Sellers that have a rough looking front yard are well advised to take as many measures as they can afford or manage to perk up that curb appeal. Buyers should also learn to be forgiving when a house looks bad from the front. Ideally, the perspective should be very different depending on whether one is looking to buy a house or trying to sell their home.
Sellers need to maximize the number of people touring their home. They need to get the best price possible and curb appeal starts the tour off with a positive feeling. When a prospective buyer has a warm fuzzy experience as they pull up they are very likely to be more forgiving of minor defects inside. The tone has been set for a good showing when the curb appeal shines. This can add thousands of dollars to the value and that can lead to more and stronger offers.
As a buyer, one needs to learn to look past a rough looking exterior. Buyer's are often looking for a "deal". When the majority of prospective buyers have a tendency to have an unfavorable opinion of a house with bad curb appeal; a savvy buyer can see opportunity for a solid property at an under market value. This is true with interior issues such as bad paint and carpet or poor decorating choices. These are easy fixes for a new homeowner. The reduced competition means the seller will receive fewer offers and likely for lower amounts than a comparable, well staged home with broad curb appeal.
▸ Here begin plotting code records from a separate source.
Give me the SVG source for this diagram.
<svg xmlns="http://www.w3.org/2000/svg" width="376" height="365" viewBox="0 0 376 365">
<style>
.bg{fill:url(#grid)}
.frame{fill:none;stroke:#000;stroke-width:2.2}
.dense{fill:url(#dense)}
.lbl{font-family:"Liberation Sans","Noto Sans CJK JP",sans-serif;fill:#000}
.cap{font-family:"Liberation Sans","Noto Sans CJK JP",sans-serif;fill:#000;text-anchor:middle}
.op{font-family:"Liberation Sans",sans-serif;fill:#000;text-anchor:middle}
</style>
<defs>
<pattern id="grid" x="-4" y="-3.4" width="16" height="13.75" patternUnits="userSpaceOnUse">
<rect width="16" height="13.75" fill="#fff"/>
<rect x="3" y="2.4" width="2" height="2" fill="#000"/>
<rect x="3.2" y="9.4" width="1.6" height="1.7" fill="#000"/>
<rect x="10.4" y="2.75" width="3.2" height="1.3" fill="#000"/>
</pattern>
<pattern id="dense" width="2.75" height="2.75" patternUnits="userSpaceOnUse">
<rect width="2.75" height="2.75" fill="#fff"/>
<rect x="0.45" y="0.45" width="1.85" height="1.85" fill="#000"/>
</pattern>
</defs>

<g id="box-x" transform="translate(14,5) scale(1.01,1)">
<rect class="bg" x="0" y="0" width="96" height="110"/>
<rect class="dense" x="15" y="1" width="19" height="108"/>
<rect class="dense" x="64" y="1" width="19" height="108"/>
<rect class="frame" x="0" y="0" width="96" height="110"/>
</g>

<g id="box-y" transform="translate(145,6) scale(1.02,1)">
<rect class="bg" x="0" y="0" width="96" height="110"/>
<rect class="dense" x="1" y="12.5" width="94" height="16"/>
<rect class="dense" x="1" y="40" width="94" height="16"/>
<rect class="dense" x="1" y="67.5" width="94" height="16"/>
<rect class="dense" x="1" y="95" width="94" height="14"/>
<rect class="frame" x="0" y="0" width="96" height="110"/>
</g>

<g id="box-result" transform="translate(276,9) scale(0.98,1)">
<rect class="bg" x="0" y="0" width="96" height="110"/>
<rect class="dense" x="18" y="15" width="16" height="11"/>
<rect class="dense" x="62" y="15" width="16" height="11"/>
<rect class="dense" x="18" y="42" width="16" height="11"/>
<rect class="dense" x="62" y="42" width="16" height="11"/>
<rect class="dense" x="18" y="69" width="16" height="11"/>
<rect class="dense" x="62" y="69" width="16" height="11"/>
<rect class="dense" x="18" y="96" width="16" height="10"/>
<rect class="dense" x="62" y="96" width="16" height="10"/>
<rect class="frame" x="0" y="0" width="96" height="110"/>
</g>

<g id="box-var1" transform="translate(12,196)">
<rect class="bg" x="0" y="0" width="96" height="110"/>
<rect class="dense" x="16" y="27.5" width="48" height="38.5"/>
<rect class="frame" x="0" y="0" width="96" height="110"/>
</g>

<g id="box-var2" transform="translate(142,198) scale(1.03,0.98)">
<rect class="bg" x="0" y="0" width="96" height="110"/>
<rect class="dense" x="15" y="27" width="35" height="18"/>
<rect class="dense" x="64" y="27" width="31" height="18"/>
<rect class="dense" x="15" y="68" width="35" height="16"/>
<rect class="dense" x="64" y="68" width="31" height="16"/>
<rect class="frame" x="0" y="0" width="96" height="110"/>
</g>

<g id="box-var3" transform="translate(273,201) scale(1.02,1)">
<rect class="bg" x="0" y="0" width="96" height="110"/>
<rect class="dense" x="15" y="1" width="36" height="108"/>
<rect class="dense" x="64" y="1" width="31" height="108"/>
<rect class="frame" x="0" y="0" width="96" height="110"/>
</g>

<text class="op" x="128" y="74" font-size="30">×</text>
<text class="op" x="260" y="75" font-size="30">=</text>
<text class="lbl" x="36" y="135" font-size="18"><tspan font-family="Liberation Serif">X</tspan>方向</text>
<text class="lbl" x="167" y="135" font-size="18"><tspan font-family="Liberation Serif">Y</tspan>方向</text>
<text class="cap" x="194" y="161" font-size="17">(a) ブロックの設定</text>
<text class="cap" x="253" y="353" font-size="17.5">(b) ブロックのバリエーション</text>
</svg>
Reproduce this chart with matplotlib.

That translates for buyers as a "good deal".
Sellers attempting to sell in the winter may have a difficult time building a strong curb appeal unless they are located in the southern half of the nation. Upper latitudes often have dark and dreary winters with dead grass, leafless trees and a general ugly yard syndrome. Keeping the home free of yard debris and greened up with some evergreen bushes or trees can help.
In summary, sellers can not overlook curb appeal if they want the best price for their house. Our current market rewards turn key, move in ready listings, with multiple offers often at or above full price and a quick closing. Less desirable condition tends to benefit buyers. Houses that don't have that move in ready sharpness, lend to linger on the market. These homes are the ones that get discounted and sold for less than market. For buyers these can be that "deal" they have been looking for.